--- START RECORDS TO PROCESS ---

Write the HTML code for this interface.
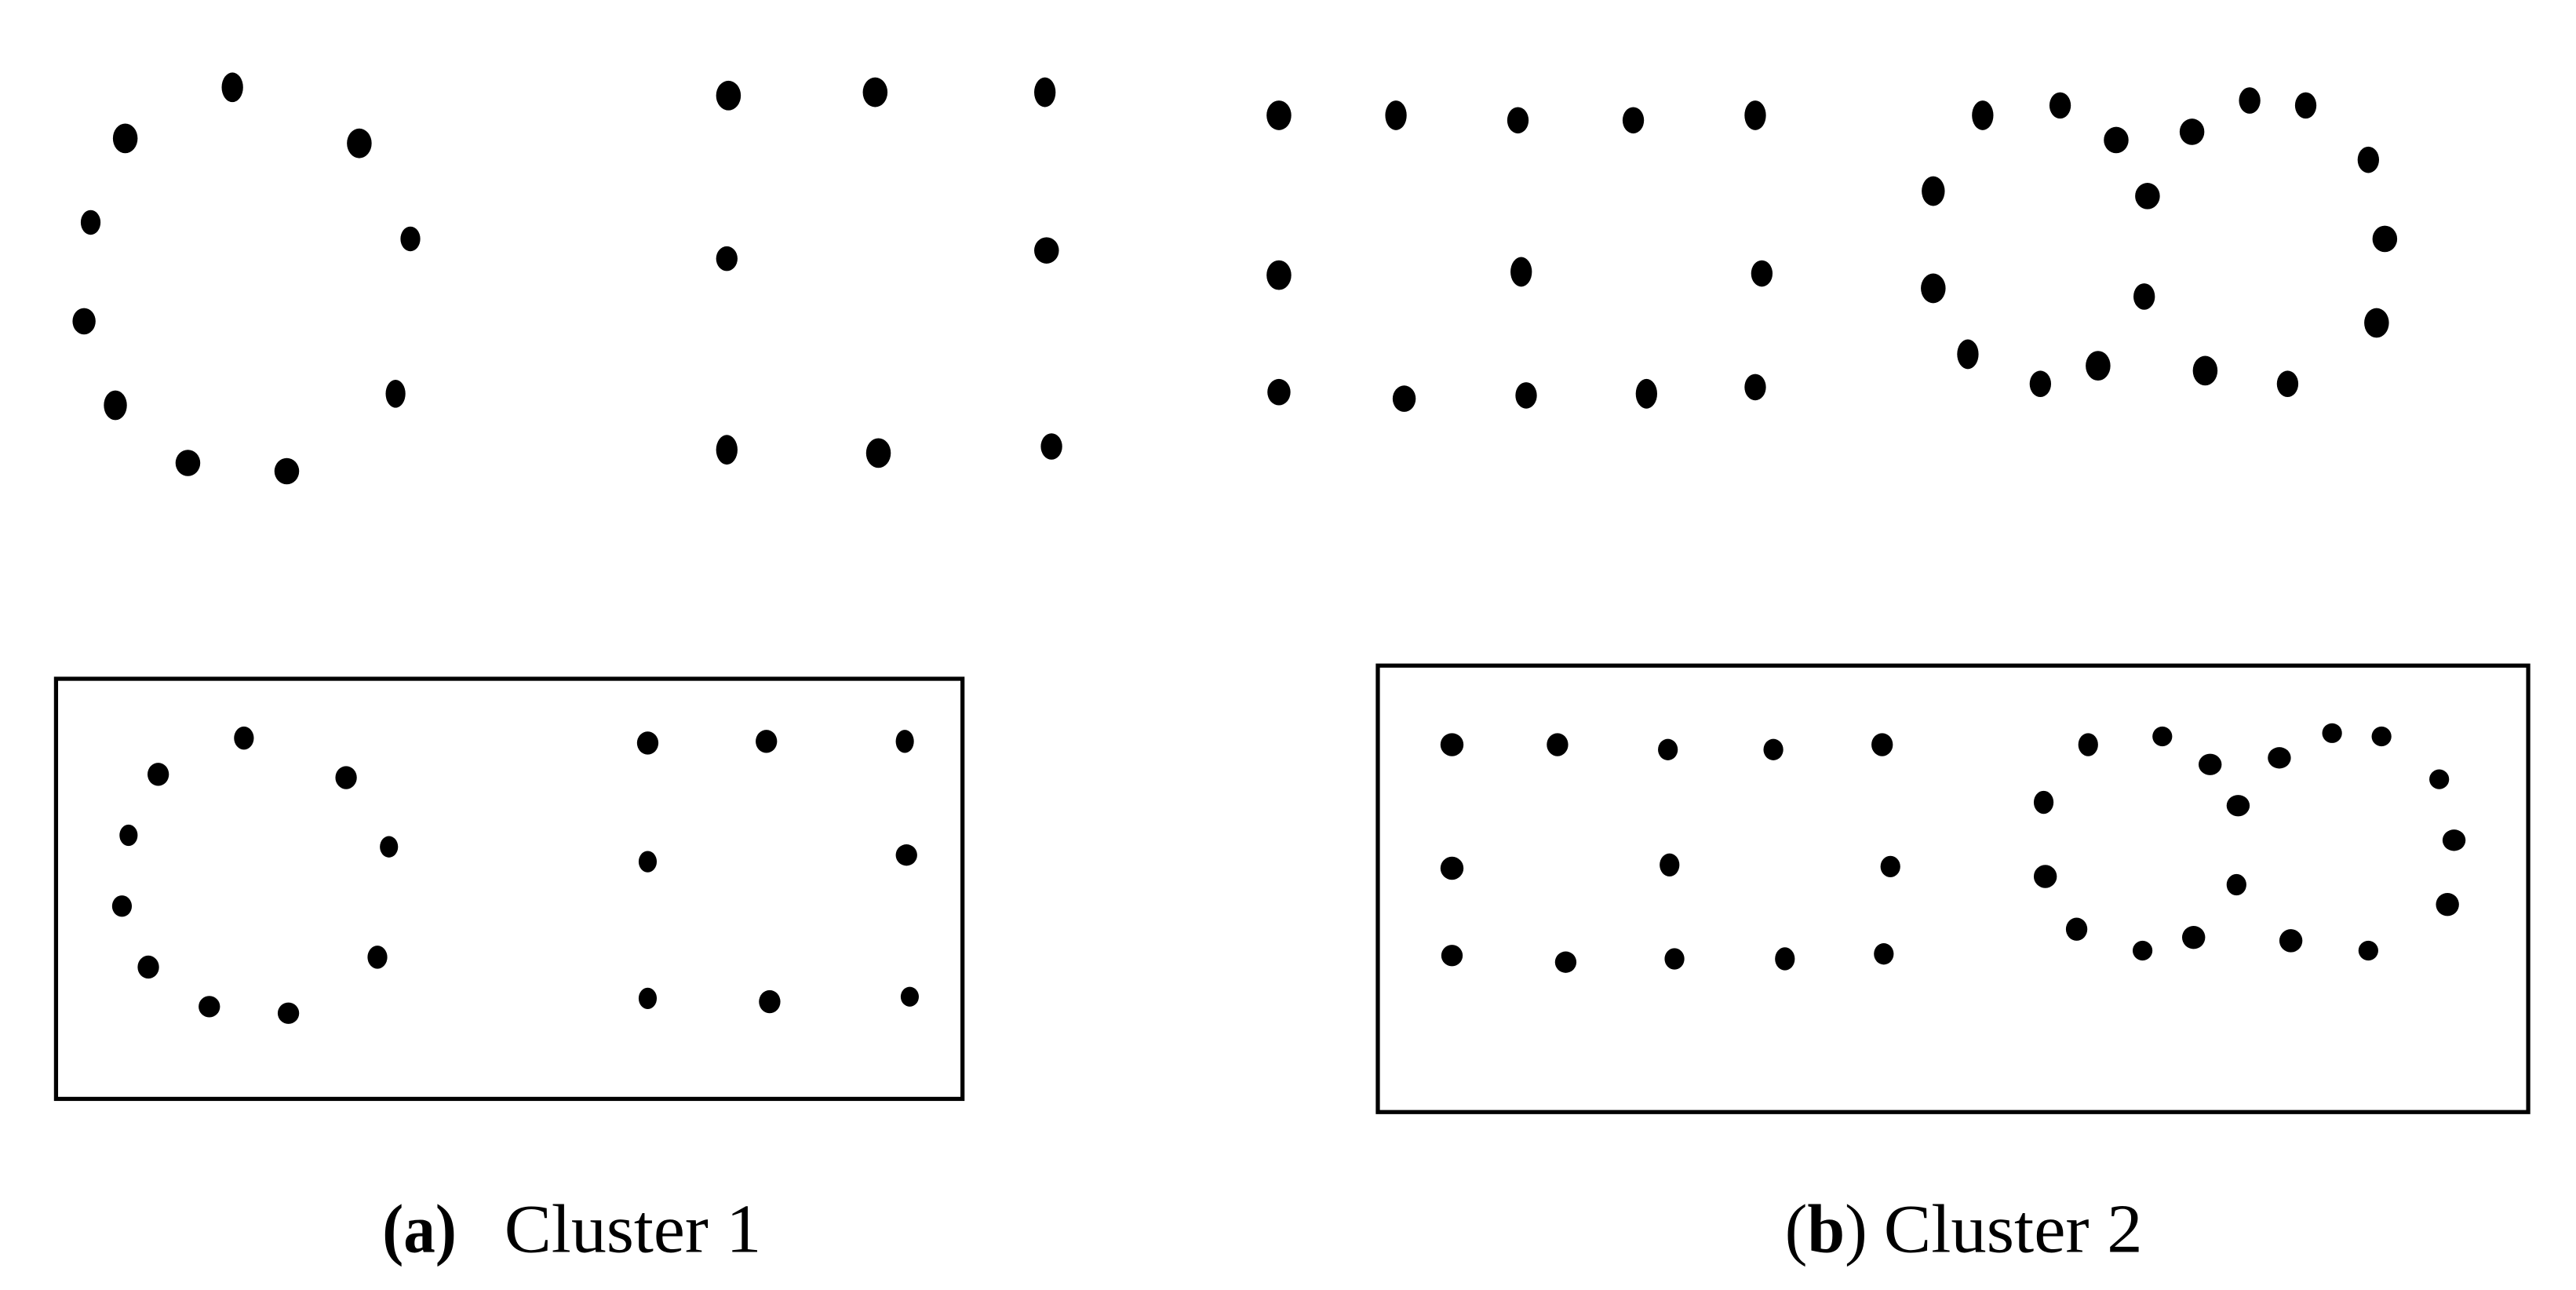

--- END RECORDS TO PROCESS ---
--- START RECORDS TO PROCESS ---

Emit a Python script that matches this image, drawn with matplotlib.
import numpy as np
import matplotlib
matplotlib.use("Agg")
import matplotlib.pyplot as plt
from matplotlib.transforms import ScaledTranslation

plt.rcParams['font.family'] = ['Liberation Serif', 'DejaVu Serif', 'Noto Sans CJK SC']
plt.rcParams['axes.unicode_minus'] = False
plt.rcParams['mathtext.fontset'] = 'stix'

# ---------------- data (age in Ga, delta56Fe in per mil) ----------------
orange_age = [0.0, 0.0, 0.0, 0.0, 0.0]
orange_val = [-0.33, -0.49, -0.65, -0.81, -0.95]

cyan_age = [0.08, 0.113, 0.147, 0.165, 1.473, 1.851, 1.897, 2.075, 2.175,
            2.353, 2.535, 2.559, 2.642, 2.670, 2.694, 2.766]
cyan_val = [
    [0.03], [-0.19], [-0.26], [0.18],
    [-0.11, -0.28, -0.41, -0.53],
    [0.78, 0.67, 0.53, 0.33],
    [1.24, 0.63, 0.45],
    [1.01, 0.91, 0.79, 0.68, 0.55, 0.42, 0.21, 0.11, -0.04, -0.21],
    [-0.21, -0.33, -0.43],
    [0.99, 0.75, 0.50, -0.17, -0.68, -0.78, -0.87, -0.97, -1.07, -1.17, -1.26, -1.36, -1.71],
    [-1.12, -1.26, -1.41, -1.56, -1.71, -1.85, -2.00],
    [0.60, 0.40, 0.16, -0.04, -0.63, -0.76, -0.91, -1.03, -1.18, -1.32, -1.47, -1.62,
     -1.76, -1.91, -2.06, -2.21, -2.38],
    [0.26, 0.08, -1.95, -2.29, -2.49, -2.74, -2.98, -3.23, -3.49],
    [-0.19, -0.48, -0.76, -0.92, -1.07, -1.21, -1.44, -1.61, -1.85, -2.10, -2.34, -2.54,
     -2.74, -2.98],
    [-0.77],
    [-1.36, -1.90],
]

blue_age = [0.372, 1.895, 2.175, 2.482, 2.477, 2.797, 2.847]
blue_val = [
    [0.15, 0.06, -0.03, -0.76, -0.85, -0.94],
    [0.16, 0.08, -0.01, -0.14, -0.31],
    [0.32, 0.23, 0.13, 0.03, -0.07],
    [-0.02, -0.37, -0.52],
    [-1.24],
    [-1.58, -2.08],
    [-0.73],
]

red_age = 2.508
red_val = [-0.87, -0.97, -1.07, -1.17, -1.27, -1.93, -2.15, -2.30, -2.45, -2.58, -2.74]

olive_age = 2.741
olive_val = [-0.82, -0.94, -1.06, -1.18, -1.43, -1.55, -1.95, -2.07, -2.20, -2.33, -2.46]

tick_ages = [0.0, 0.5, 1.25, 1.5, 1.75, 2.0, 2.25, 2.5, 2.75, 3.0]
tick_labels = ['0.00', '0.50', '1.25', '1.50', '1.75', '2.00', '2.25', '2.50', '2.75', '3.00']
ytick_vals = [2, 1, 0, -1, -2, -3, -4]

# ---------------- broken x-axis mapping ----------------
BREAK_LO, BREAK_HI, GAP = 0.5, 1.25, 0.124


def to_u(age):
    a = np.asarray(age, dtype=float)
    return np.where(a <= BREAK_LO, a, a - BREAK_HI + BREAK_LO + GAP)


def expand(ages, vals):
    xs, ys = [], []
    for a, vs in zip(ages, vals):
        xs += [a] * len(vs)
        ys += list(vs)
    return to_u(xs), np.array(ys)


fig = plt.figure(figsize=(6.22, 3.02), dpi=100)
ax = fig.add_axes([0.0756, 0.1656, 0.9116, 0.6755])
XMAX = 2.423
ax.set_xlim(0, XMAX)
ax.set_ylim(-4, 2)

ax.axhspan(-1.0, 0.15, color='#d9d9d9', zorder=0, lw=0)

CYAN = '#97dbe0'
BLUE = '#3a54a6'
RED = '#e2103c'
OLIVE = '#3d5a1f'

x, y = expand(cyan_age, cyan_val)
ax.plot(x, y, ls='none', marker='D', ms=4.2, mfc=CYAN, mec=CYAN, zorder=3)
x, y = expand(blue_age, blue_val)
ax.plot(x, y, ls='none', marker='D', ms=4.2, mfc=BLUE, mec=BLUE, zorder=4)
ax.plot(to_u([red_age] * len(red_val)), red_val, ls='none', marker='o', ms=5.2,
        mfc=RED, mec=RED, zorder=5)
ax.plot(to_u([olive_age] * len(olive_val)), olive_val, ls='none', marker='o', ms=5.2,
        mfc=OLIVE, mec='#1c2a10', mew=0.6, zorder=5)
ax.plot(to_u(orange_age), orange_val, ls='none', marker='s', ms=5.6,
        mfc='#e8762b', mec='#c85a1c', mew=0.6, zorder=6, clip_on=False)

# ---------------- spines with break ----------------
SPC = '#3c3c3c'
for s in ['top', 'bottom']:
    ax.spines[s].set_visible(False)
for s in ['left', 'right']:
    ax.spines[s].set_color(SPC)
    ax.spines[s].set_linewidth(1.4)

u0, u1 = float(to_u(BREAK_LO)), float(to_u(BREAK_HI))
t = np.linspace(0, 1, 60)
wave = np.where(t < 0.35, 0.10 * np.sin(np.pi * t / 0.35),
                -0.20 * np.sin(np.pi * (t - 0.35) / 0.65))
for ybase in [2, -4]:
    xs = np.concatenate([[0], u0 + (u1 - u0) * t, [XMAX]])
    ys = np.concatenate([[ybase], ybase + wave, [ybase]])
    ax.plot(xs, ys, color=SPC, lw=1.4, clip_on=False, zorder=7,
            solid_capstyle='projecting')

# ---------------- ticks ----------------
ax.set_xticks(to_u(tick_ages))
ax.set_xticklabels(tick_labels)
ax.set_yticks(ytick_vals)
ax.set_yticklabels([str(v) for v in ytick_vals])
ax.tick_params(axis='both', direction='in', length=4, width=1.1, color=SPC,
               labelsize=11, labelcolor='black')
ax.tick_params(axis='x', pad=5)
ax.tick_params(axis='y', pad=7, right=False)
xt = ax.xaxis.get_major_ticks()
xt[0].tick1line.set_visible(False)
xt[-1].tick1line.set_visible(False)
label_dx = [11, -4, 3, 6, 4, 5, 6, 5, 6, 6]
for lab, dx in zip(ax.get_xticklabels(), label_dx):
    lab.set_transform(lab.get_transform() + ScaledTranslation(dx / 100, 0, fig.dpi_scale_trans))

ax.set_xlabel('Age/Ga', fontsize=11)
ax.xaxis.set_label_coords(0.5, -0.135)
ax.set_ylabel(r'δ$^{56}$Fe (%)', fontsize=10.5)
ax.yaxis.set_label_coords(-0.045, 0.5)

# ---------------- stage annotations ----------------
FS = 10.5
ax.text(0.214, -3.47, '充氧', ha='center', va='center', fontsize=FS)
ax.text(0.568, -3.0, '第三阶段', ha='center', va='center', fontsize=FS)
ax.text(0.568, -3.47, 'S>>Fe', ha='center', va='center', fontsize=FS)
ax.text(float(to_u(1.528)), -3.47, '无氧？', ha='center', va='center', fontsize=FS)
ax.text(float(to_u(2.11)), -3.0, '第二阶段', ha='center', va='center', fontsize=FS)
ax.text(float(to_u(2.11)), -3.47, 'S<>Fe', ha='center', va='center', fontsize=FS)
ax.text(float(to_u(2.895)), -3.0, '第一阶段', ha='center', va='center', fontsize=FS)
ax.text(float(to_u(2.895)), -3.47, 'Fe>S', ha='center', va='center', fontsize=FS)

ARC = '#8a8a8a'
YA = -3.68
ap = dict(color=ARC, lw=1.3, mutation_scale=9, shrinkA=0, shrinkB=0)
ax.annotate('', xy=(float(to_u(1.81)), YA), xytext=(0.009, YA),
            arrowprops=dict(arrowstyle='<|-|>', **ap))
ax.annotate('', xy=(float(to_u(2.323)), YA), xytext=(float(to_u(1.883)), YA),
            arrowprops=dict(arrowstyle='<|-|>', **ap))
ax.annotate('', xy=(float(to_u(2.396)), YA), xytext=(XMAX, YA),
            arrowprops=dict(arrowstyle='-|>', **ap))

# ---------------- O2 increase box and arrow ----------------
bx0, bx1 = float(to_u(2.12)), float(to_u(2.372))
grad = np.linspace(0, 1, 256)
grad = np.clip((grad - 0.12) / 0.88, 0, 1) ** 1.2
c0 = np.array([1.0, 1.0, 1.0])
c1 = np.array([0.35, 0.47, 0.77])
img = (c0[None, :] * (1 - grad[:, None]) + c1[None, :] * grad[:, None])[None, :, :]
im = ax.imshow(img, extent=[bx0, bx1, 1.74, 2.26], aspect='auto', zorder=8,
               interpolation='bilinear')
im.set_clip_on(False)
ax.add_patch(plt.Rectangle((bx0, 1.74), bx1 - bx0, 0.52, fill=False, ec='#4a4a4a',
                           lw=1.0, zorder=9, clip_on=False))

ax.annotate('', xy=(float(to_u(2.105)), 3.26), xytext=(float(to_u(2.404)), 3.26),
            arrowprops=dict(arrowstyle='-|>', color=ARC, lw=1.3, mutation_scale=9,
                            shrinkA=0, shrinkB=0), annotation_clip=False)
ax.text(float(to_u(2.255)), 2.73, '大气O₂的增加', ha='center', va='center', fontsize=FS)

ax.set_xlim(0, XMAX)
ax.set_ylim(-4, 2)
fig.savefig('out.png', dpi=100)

--- END RECORDS TO PROCESS ---

WHAT TO PRODUCE:
Each line from the one holding "Emit a Python" to the one holding "orange_val = [-0.33, -0.49, -0.65, -0.81, -0.95]", those two included, is to be transcribed exactly, and no other line.

COMPLETE ANSWER:
Emit a Python script that matches this image, drawn with matplotlib.
import numpy as np
import matplotlib
matplotlib.use("Agg")
import matplotlib.pyplot as plt
from matplotlib.transforms import ScaledTranslation

plt.rcParams['font.family'] = ['Liberation Serif', 'DejaVu Serif', 'Noto Sans CJK SC']
plt.rcParams['axes.unicode_minus'] = False
plt.rcParams['mathtext.fontset'] = 'stix'

# ---------------- data (age in Ga, delta56Fe in per mil) ----------------
orange_age = [0.0, 0.0, 0.0, 0.0, 0.0]
orange_val = [-0.33, -0.49, -0.65, -0.81, -0.95]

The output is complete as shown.